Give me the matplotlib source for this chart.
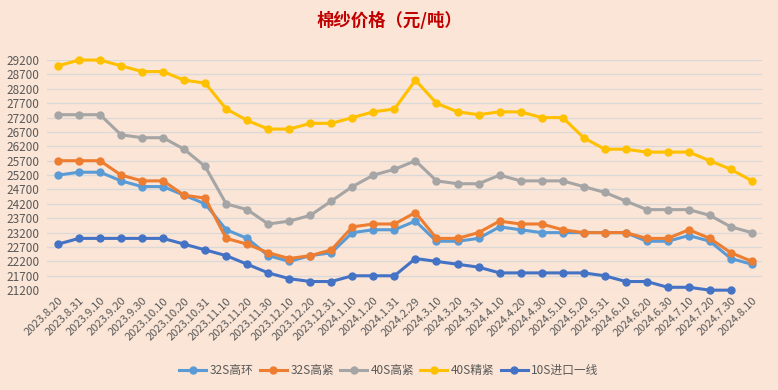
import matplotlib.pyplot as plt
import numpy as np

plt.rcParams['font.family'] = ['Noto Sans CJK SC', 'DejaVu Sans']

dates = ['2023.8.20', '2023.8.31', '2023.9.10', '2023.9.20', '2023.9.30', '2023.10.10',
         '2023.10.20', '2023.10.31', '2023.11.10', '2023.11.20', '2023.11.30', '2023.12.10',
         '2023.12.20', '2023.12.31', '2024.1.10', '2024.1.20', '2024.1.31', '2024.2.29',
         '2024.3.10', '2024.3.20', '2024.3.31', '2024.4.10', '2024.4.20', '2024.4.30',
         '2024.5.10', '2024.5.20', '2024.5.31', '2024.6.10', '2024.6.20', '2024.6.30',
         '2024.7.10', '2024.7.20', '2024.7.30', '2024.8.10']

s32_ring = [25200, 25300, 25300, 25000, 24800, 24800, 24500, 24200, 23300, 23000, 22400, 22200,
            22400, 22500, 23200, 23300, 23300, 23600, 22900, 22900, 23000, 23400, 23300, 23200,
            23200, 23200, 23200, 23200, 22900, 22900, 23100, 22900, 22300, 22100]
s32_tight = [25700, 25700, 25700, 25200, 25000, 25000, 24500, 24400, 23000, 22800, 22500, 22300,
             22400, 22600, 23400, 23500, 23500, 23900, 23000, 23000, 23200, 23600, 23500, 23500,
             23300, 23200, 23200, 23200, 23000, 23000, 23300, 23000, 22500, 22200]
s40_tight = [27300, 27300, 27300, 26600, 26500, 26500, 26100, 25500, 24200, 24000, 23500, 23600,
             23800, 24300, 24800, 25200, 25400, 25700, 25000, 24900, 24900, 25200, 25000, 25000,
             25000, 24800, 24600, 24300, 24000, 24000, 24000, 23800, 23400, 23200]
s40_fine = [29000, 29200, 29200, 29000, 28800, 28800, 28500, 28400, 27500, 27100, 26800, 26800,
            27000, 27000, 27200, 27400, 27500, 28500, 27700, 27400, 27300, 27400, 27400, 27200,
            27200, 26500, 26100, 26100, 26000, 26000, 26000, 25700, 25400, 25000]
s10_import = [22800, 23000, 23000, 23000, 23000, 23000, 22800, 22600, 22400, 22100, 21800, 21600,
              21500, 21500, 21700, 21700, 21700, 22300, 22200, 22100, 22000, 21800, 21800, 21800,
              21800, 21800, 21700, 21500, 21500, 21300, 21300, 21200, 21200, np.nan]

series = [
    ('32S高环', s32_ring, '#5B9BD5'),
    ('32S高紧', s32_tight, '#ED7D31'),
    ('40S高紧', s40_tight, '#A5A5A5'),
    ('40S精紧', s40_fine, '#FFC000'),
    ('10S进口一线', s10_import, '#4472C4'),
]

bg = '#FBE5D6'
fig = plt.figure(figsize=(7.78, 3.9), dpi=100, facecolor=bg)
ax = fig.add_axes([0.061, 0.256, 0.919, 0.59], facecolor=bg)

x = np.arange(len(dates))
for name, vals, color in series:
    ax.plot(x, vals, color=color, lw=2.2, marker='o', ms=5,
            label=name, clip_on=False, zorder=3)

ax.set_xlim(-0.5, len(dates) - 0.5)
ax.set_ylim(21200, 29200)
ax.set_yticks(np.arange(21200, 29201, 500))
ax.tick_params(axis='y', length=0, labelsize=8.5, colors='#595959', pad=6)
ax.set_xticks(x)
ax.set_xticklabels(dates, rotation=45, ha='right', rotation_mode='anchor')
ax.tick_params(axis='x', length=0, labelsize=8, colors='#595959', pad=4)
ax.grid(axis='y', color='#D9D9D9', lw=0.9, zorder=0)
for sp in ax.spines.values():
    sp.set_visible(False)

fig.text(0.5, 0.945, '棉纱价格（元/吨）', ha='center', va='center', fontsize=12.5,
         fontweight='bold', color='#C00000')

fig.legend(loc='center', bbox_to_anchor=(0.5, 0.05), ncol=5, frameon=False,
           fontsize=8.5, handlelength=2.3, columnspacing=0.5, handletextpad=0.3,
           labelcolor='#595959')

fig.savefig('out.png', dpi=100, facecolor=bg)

...

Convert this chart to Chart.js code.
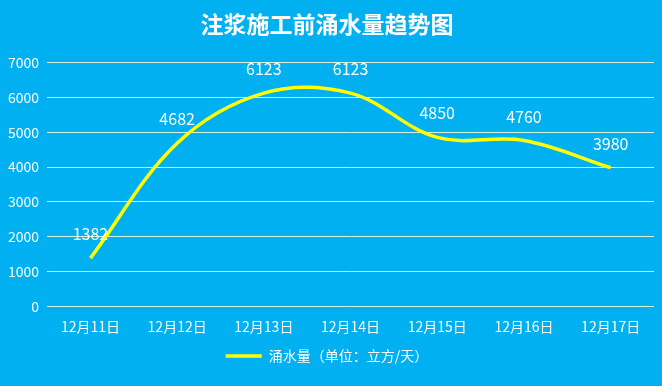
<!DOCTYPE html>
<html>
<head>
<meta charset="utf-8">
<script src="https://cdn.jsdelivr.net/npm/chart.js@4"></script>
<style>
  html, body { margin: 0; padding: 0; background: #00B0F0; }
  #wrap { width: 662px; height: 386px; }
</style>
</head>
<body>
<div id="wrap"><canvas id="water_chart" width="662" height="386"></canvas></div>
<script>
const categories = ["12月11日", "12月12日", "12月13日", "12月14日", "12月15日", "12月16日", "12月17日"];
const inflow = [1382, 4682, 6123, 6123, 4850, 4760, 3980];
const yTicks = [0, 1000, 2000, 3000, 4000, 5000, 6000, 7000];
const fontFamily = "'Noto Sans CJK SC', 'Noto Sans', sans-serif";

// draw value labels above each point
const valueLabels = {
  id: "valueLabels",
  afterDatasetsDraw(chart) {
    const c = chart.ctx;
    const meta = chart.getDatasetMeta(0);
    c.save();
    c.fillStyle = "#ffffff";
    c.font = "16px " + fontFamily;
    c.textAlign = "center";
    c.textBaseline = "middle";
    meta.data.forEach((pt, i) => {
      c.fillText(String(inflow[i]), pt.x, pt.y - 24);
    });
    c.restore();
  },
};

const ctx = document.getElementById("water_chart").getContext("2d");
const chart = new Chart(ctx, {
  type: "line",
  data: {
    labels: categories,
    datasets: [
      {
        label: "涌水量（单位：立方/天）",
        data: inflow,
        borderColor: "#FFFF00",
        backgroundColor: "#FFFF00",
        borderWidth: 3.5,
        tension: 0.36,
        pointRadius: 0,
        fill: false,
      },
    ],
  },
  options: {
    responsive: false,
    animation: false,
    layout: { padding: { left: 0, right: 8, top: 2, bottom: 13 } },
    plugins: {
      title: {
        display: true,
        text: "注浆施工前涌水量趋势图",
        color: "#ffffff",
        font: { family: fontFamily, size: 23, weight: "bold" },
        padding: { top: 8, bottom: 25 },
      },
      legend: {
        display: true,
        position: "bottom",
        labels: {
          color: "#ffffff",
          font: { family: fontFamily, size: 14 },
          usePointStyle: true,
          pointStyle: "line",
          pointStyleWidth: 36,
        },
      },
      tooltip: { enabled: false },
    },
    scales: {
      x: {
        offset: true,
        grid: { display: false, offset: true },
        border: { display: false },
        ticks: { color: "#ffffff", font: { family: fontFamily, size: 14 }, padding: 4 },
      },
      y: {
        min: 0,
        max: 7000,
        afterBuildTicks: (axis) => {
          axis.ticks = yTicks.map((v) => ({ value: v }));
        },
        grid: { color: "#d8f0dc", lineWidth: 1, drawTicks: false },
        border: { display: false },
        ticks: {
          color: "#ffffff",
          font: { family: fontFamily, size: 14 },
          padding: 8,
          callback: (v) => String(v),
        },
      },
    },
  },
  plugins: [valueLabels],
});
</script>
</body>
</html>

> **AIM OF THE EXERCISE**: From the data above, pick out each line containing "this" and copy it.

> **FULL ANSWER**:
Give me the matplotlib source for this chart.
Convert this chart to Chart.js code.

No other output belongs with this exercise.